The latest rankings from QS show that the UK and US are still leaders in many fields – but competition is increasing from other international players
The University of Oxford is the UK’s major winner this year. In taking four number-one positions, it is one of only three universities to record world-leading performance in more than one subject, the others being Harvard University and Massachusetts Institute of Technology.
Over in France, the number of top-100 placements decrease from 83 in 2016 to 66 in 2017. The country faces a number of challenges, including funding issues and a seemingly-inexorable brain drain), which could explain why academics responding to our survey express, on average, reduced confidence in French institutions. The Netherlands and Germany suffer similar threats, and are seeing similar trends.
Asia’s major player, conversely, is having no such issues. China increases its overall share of places and its share of top-50 places (from 65 in 2016 to 79 in 2017). The increase is, proportionally, minor – approximately half a percentage point. But at the country level these trends become meaningful, especially when repeated over a number of years.
When it comes to top 10 places across the 46 tables, the US and UK between them still take just under two-thirds. China’s next frontier may be greater representation in the top 10.
India, though, remains some way off.
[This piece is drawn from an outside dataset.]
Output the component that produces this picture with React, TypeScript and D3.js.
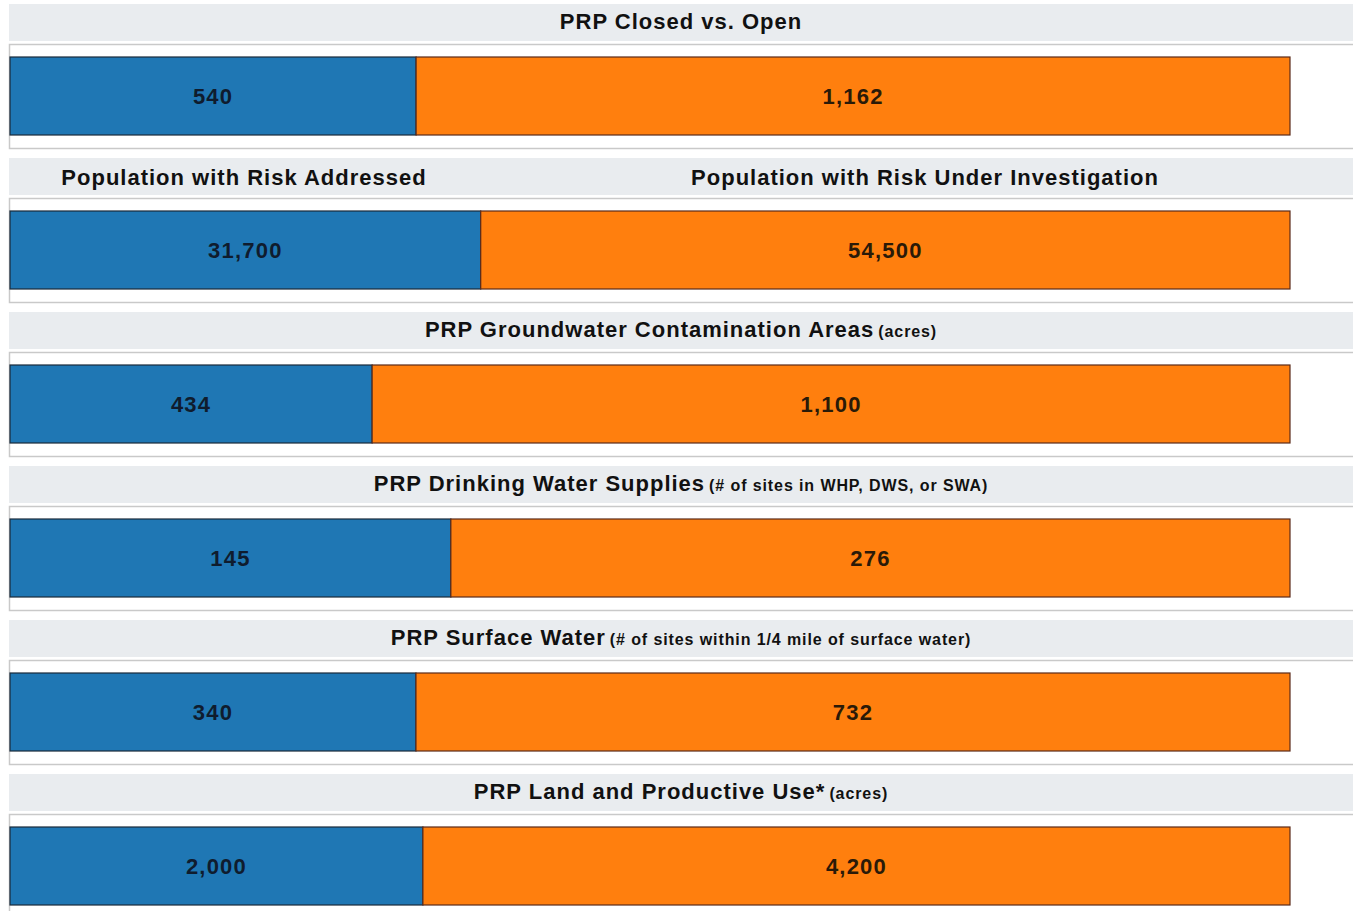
import React, { useRef, useEffect } from "react";
import * as d3 from "d3";

// one row per measure: closed / addressed on the left, open / under investigation on the right
const panelTitles = [
  "PRP Closed vs. Open",
  "",
  "PRP Groundwater Contamination Areas",
  "PRP Drinking Water Supplies",
  "PRP Surface Water",
  "PRP Land and Productive Use*",
];
const titleNotes = [
  "",
  "",
  "(acres)",
  "(# of sites in WHP, DWS, or SWA)",
  "(# of sites within 1/4 mile of surface water)",
  "(acres)",
];
const splitTitles = ["Population with Risk Addressed", "Population with Risk Under Investigation"];
const closedValues = [540, 31700, 434, 145, 340, 2000];
const openValues = [1162, 54500, 1100, 276, 732, 4200];

const W = 1353;
const H = 911;
const ROW = 154;
const FONT = "'Liberation Sans', Arial, sans-serif";

function App() {
  const svgRef = useRef<SVGSVGElement>(null);

  useEffect(() => {
    const svg = d3.select(svgRef.current);
    svg.selectAll("*").remove();
    const fmt = d3.format(",");

    const rowScale = d3.scaleBand<number>()
      .domain(d3.range(closedValues.length))
      .range([0, ROW * closedValues.length]);

    const rows = svg.selectAll("g.row")
      .data(closedValues.map((c, i) => ({ i, closed: c, open: openValues[i] })))
      .join("g")
      .attr("class", "row")
      .attr("transform", d => `translate(0,${rowScale(d.i)})`);

    // header band
    rows.append("rect")
      .attr("x", 9).attr("y", 4)
      .attr("width", W - 9).attr("height", 37)
      .attr("fill", "#e9ecef");

    // box around the bar
    rows.append("rect")
      .attr("x", 9.5).attr("y", 44.5)
      .attr("width", W).attr("height", 104)
      .attr("fill", "#fff")
      .attr("stroke", "#c9c9c9")
      .attr("stroke-width", 1.5);

    rows.each(function (d) {
      const g = d3.select(this);
      const x = d3.scaleLinear().domain([0, d.closed + d.open]).range([10, 1290]);

      const segs = [
        { x0: 0, x1: d.closed, v: d.closed, fill: "#1f77b4", stroke: "#1a2a3a", text: "#0f1c2e" },
        { x0: d.closed, x1: d.closed + d.open, v: d.open, fill: "#ff7f0e", stroke: "#5a2a1a", text: "#2a1a08" },
      ];

      g.selectAll("rect.bar")
        .data(segs)
        .join("rect")
        .attr("class", "bar")
        .attr("x", s => x(s.x0))
        .attr("y", 57)
        .attr("width", s => x(s.x1) - x(s.x0))
        .attr("height", 78)
        .attr("fill", s => s.fill)
        .attr("stroke", s => s.stroke)
        .attr("stroke-width", 1.2);

      g.selectAll("text.val")
        .data(segs)
        .join("text")
        .attr("class", "val")
        .attr("x", s => (x(s.x0) + x(s.x1)) / 2)
        .attr("y", 96)
        .attr("dy", "0.36em")
        .attr("text-anchor", "middle")
        .attr("font-family", FONT)
        .attr("font-weight", "bold")
        .attr("font-size", 22)
        .attr("letter-spacing", 1.2)
        .attr("fill", s => s.text)
        .text(s => fmt(s.v));

      if (panelTitles[d.i]) {
        const t = g.append("text")
          .attr("x", 681)
          .attr("y", 23)
          .attr("dy", "0.36em")
          .attr("text-anchor", "middle")
          .attr("font-family", FONT)
          .attr("font-weight", "bold")
          .attr("fill", "#111");
        t.append("tspan").attr("font-size", 22).attr("letter-spacing", 1).text(panelTitles[d.i]);
        if (titleNotes[d.i]) {
          t.append("tspan").attr("font-size", 16).attr("letter-spacing", 0.9).attr("dx", 4).text(titleNotes[d.i]);
        }
      } else {
        g.selectAll("text.split")
          .data(splitTitles)
          .join("text")
          .attr("class", "split")
          .attr("x", (_, k) => (k === 0 ? 244 : 925))
          .attr("y", 23)
          .attr("dy", "0.36em")
          .attr("text-anchor", "middle")
          .attr("font-family", FONT)
          .attr("font-weight", "bold")
          .attr("font-size", 22)
          .attr("letter-spacing", 1)
          .attr("fill", "#111")
          .text(s => s);
      }
    });
  }, []);

  return (
    <div style={{ position: "absolute", left: 0, top: 0, background: "#fff" }}>
      <svg ref={svgRef} width={W} height={H} style={{ display: "block" }} />
    </div>
  );
}

export default App;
Though the University of Delhi can boast the world’s 16th best development studies programme, its success is a rare oasis in what is otherwise, for India, a top-50 desert.Subject wise
Instead, India’s priority is providing an adequate supply of competitive higher education institutions for its rapidly growing young population, while also raising its research profile. This year’s tables offer some evidence of this. Twenty-eight Indian institutions are now represented across the tables – an increase from 22 in 2016’s admittedly smaller edition – and it sees its overall share of the 11,424 available places increase fractionally.
However, the scale of the task is clear for the world’s third-largest higher education system. The US, in total, has roughly four times as many degree-granting institutions as India – but over eight times as many ranked institutions in these tables (180 to India’s 22).